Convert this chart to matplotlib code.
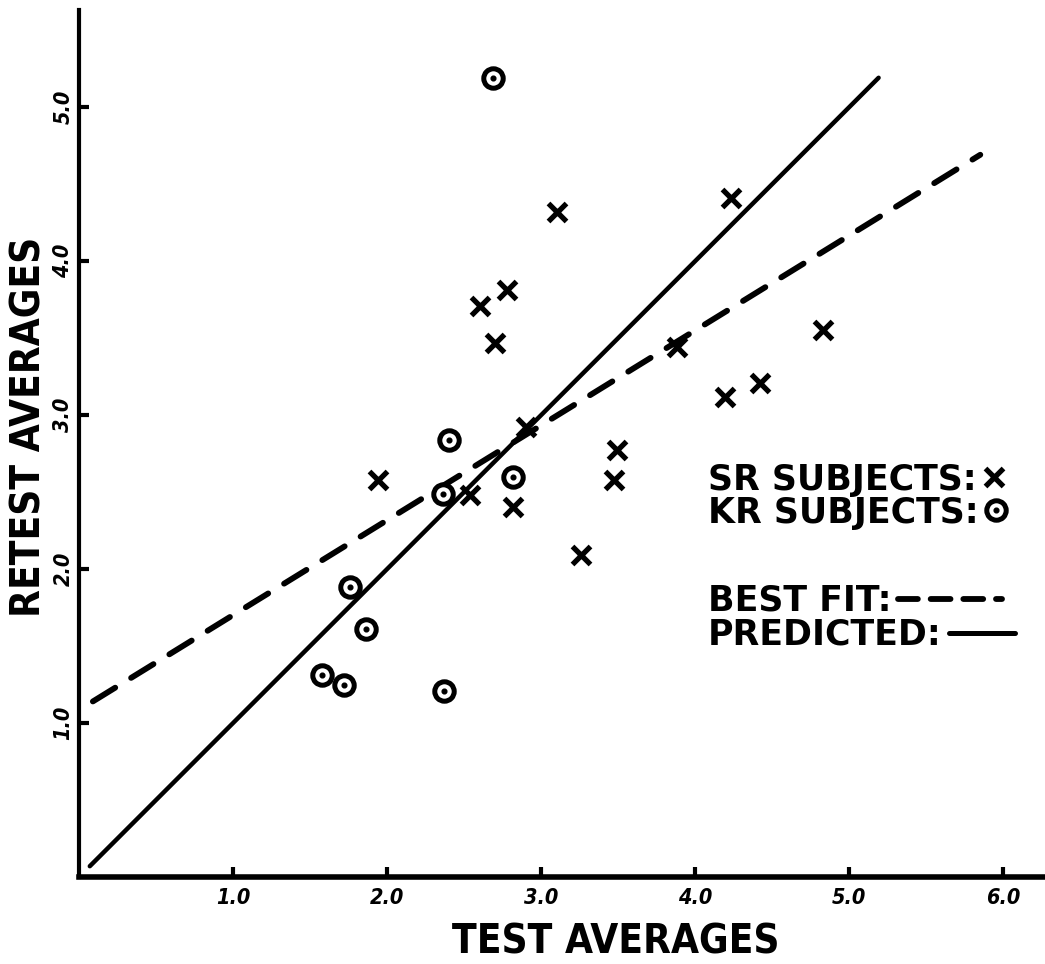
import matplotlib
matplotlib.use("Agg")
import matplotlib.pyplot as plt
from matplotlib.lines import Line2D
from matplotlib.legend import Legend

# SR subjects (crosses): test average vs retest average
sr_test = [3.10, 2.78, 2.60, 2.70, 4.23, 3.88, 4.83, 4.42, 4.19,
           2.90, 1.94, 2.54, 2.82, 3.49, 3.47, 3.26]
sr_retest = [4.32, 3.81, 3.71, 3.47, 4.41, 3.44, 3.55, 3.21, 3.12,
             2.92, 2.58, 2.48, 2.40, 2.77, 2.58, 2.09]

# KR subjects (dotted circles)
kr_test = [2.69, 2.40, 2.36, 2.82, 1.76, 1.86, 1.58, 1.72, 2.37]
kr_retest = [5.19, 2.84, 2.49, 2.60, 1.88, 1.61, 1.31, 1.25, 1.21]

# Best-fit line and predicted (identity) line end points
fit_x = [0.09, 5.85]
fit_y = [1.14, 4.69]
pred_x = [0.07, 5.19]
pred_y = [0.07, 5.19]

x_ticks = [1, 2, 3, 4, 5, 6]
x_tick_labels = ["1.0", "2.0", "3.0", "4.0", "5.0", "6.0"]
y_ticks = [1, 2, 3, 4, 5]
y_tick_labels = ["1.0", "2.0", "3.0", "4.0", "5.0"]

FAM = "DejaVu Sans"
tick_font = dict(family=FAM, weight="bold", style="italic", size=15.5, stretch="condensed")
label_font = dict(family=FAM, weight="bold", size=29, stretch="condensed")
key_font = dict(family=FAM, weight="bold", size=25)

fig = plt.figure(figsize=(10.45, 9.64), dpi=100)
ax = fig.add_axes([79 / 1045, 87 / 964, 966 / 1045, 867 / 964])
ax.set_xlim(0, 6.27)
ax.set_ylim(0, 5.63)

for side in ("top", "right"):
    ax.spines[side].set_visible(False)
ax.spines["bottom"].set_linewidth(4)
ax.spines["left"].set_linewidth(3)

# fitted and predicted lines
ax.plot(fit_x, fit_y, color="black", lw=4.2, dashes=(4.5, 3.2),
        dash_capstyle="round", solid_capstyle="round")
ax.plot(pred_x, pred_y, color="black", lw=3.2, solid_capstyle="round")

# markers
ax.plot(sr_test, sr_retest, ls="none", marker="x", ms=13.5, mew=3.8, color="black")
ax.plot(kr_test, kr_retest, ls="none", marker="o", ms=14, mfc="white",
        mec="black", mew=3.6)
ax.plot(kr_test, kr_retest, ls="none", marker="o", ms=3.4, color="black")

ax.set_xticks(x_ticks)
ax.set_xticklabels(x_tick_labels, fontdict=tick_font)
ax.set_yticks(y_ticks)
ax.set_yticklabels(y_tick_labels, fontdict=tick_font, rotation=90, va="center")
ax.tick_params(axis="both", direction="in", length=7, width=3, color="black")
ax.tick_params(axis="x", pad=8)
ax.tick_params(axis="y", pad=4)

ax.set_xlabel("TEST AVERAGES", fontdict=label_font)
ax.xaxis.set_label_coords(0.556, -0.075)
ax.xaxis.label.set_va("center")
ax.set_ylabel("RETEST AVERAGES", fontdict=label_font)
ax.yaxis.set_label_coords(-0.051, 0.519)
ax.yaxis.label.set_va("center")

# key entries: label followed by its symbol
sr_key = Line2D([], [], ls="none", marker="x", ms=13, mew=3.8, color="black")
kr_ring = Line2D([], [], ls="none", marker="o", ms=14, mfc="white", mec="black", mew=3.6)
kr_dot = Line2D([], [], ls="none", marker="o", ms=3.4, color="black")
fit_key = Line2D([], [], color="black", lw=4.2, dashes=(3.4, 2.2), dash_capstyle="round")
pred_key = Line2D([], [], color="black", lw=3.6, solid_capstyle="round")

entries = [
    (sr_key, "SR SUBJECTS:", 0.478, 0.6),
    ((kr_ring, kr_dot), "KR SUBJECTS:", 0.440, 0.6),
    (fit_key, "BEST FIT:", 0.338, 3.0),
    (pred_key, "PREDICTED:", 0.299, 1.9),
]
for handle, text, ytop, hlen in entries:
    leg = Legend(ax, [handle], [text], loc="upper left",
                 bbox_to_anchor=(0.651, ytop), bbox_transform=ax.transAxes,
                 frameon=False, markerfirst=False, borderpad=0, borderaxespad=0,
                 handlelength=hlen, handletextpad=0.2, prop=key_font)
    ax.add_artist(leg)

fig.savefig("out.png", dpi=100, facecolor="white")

GIVEN REQUEST.
Only lines belong in the copy: transcribe those from the start of the data through the line that contains "1.31, 1.25, 1.21]", and skip the pictures.

REPLY.
Convert this chart to matplotlib code.
import matplotlib
matplotlib.use("Agg")
import matplotlib.pyplot as plt
from matplotlib.lines import Line2D
from matplotlib.legend import Legend

# SR subjects (crosses): test average vs retest average
sr_test = [3.10, 2.78, 2.60, 2.70, 4.23, 3.88, 4.83, 4.42, 4.19,
           2.90, 1.94, 2.54, 2.82, 3.49, 3.47, 3.26]
sr_retest = [4.32, 3.81, 3.71, 3.47, 4.41, 3.44, 3.55, 3.21, 3.12,
             2.92, 2.58, 2.48, 2.40, 2.77, 2.58, 2.09]

# KR subjects (dotted circles)
kr_test = [2.69, 2.40, 2.36, 2.82, 1.76, 1.86, 1.58, 1.72, 2.37]
kr_retest = [5.19, 2.84, 2.49, 2.60, 1.88, 1.61, 1.31, 1.25, 1.21]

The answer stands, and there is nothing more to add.